Uma fábrica piloto já está sendo montada em Criciúma (SC) para incorporar a
nova técnica de extração da zeína dos resíduos dos grãos de milho a fim de
desenvolver e patentear novos processos e produtos com o uso da proteína. A
expectativa é de que ainda este ano a indústria produza toneladas do composto
por dia. Segundo o professor Sérgio, se o valor da zeína se mantiver por volta
de R$ 40,00/kg e a saca dos grãos de milho não ultrapassar os R$ 90,00/saca, as
usinas de álcool de milho poderão inovar com a tecnologia e ter um lucro de
pelo menos três vezes na comercialização de zeína, além, claro, de se tornarem
empresas muito mais sustentáveis e renováveis. Na ponta final dessa cadeia
produtiva estão os consumidores, que, por sua vez, terão uma nova opção para
comprar produtos que não agridam o meio ambiente, como os bioplásticos que
serão produzidos a partir da matéria-prima obtida dos grãos do milho.
Um dos objetivos do professor Sérgio, assim como o de todos
os pesquisadores que trabalham com o desenvolvimento de diferentes tipos de
bioplásticos, é proporcionar novas alternativas ao plástico comum, de origem do
petróleo, que pode levar até 100 anos para se degradar e causar graves impactos
ao meio ambiente, como a contaminação de rios e intoxicações ou mortes de
animais que corriqueiramente ingerem produtos descartados de forma incorreta,
como é o caso das tartarugas marinhas e baleias. Diversas cidades brasileiras,
inclusive, têm proibido o uso ou distribuição de plásticos descartáveis, como
talheres, copos, pratos, marmitex, canudos de sucos, entre outros. Os
bioplásticos feitos com a zeína poderão se decompor em cerca de três meses.
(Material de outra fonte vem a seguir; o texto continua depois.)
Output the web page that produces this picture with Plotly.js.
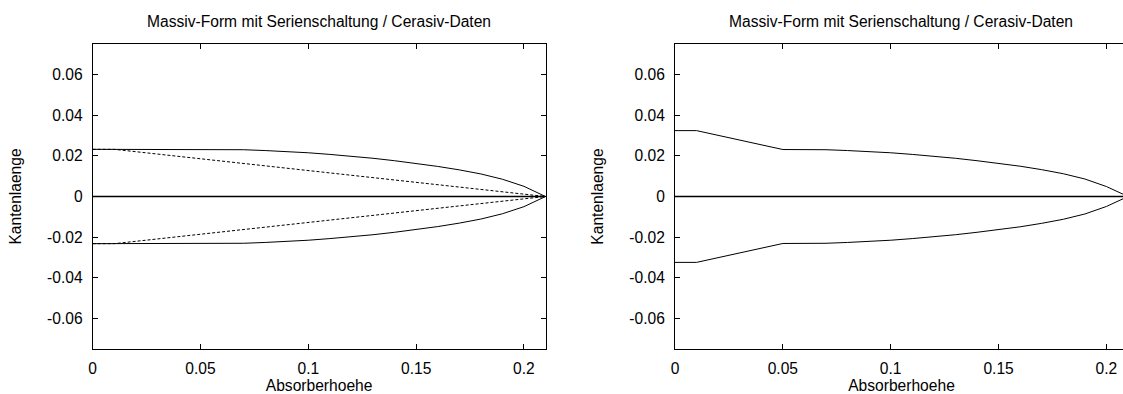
<!DOCTYPE html>
<html>
<head>
<meta charset="utf-8">
<script src="https://cdn.plot.ly/plotly-3.0.1.min.js"></script>
<style>
html,body{margin:0;padding:0;overflow:hidden;background:#fff;}
#plot{width:1128px;height:394px;}
</style>
</head>
<body>
<div id="plot"></div>
<script>
// ---- data ----
var chartTitle = "Massiv-Form mit Serienschaltung / Cerasiv-Daten";
var xTitle = "Absorberhoehe";
var yTitle = "Kantenlaenge";

// left panel: outer contour (upper half), solid
var leftX = [0, 0.01, 0.02, 0.03, 0.04, 0.05, 0.06, 0.07, 0.08, 0.09, 0.10, 0.11, 0.12, 0.13, 0.14, 0.15, 0.16, 0.17, 0.18, 0.19, 0.20, 0.21];
var leftY = [0.0232, 0.0232, 0.0232, 0.0232, 0.0232, 0.0232, 0.0232, 0.0230, 0.0226, 0.0221, 0.0215, 0.0207, 0.0198, 0.0188, 0.0176, 0.0163, 0.0148, 0.0131, 0.0111, 0.0085, 0.0050, 0.0];
var leftYneg = [-0.0232, -0.0232, -0.0232, -0.0232, -0.0232, -0.0232, -0.0232, -0.0230, -0.0226, -0.0221, -0.0215, -0.0207, -0.0198, -0.0188, -0.0176, -0.0163, -0.0148, -0.0131, -0.0111, -0.0085, -0.0050, 0.0];

// left panel: dashed contour
var dashX = [0, 0.01, 0.21];
var dashY = [0.0232, 0.0232, 0.0];
var dashYneg = [-0.0232, -0.0232, 0.0];

// centre line
var axisX = [0, 0.21];
var axisY = [0, 0];

// right panel: outer contour
var rightX = [0, 0.01, 0.05, 0.06, 0.07, 0.08, 0.09, 0.10, 0.11, 0.12, 0.13, 0.14, 0.15, 0.16, 0.17, 0.18, 0.19, 0.20, 0.21];
var rightY = [0.0324, 0.0324, 0.0231, 0.0231, 0.0230, 0.0226, 0.0221, 0.0215, 0.0207, 0.0198, 0.0188, 0.0176, 0.0164, 0.0149, 0.0132, 0.0112, 0.0086, 0.0049, 0.0];
var rightYneg = [-0.0324, -0.0324, -0.0231, -0.0231, -0.0230, -0.0226, -0.0221, -0.0215, -0.0207, -0.0198, -0.0188, -0.0176, -0.0164, -0.0149, -0.0132, -0.0112, -0.0086, -0.0049, 0.0];

var xTicks = [0, 0.05, 0.1, 0.15, 0.2];
var xTickText = ["0", "0.05", "0.1", "0.15", "0.2"];
var yTicks = [-0.06, -0.04, -0.02, 0, 0.02, 0.04, 0.06];
var yTickText = ["-0.06", "-0.04", "-0.02", "0", "0.02", "0.04", "0.06"];

// ---- traces ----
var solid = {color: "#000", width: 1};
var dashed = {color: "#000", width: 1, dash: "3px,2px"};
function tr(x, y, line, xa, ya) {
  return {x: x, y: y, type: "scatter", mode: "lines", line: line, xaxis: xa, yaxis: ya, hoverinfo: "skip", showlegend: false};
}
var data = [
  tr(leftX, leftY, solid, "x", "y"),
  tr(leftX, leftYneg, solid, "x", "y"),
  tr(dashX, dashY, dashed, "x", "y"),
  tr(dashX, dashYneg, dashed, "x", "y"),
  tr(axisX, axisY, {color: "#000", width: 1.3}, "x", "y"),
  tr(rightX, rightY, solid, "x2", "y2"),
  tr(rightX, rightYneg, solid, "x2", "y2"),
  tr(axisX, axisY, {color: "#000", width: 1.3}, "x2", "y2")
];

var W = 1128, H = 394;
var font = {family: "Liberation Sans, Arial, Helvetica, sans-serif", size: 15.6, color: "#000"};

function xax(domain, anchor) {
  return {
    domain: domain, anchor: anchor, range: [0, 0.21], autorange: false,
    tickmode: "array", tickvals: xTicks, ticktext: xTickText,
    ticks: "inside", ticklen: 5, tickwidth: 1, tickcolor: "#000",
    showline: true, linecolor: "#000", linewidth: 1, mirror: "allticks",
    showgrid: false, zeroline: false,
    tickfont: font, ticklabelstandoff: 5,
    title: {text: xTitle, font: font, standoff: 3}
  };
}
function yax(domain, anchor, mirror) {
  return {
    domain: domain, anchor: anchor, range: [-0.075, 0.075], autorange: false,
    tickmode: "array", tickvals: yTicks, ticktext: yTickText,
    ticks: "inside", ticklen: 5, tickwidth: 1, tickcolor: "#000",
    showline: true, linecolor: "#000", linewidth: 1, mirror: mirror,
    showgrid: false, zeroline: false,
    tickfont: font, ticklabelstandoff: 6,
    title: {text: yTitle, font: font, standoff: 21}
  };
}

var yDom = [1 - 349 / H, 1 - 44 / H];
var layout = {
  width: W, height: H,
  margin: {l: 0, r: 0, t: 0, b: 0, pad: 0},
  paper_bgcolor: "#fff", plot_bgcolor: "#fff",
  font: font,
  showlegend: false,
  xaxis: xax([92.7 / W, 545.5 / W], "y"),
  yaxis: yax(yDom, "x", "allticks"),
  xaxis2: xax([675 / W, 1], "y2"),
  yaxis2: yax(yDom, "x2", "allticks"),
  annotations: [
    {text: chartTitle, xref: "paper", yref: "paper", x: 319 / W, y: 1 - 21.5 / H, xanchor: "center", yanchor: "middle", showarrow: false, font: font},
    {text: chartTitle, xref: "paper", yref: "paper", x: 901 / W, y: 1 - 21.5 / H, xanchor: "center", yanchor: "middle", showarrow: false, font: font}
  ]
};

Plotly.newPlot("plot", data, layout, {staticPlot: true, displayModeBar: false});
</script>
</body>
</html>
O trabalho desenvolvido pelo pesquisador da USP foi uma consultoria para a
startup GreenB Biological Solutions, que é a responsável pela montagem da
fábrica piloto em Criciúma. O projeto conta com financiamento do Programa
Centelha-SC, oferecido em parceria pela Fundação de Apoio à Pesquisa e Inovação
do Estado de Santa Catarina (FAPESC), pelo Conselho Nacional de Desenvolvimento
Científico e Tecnológico (CNPq), pela Financiadora de Estudos e Projetos
(FINEP) e pelo Ministério da Ciência, Tecnologia e Inovações (MCTI).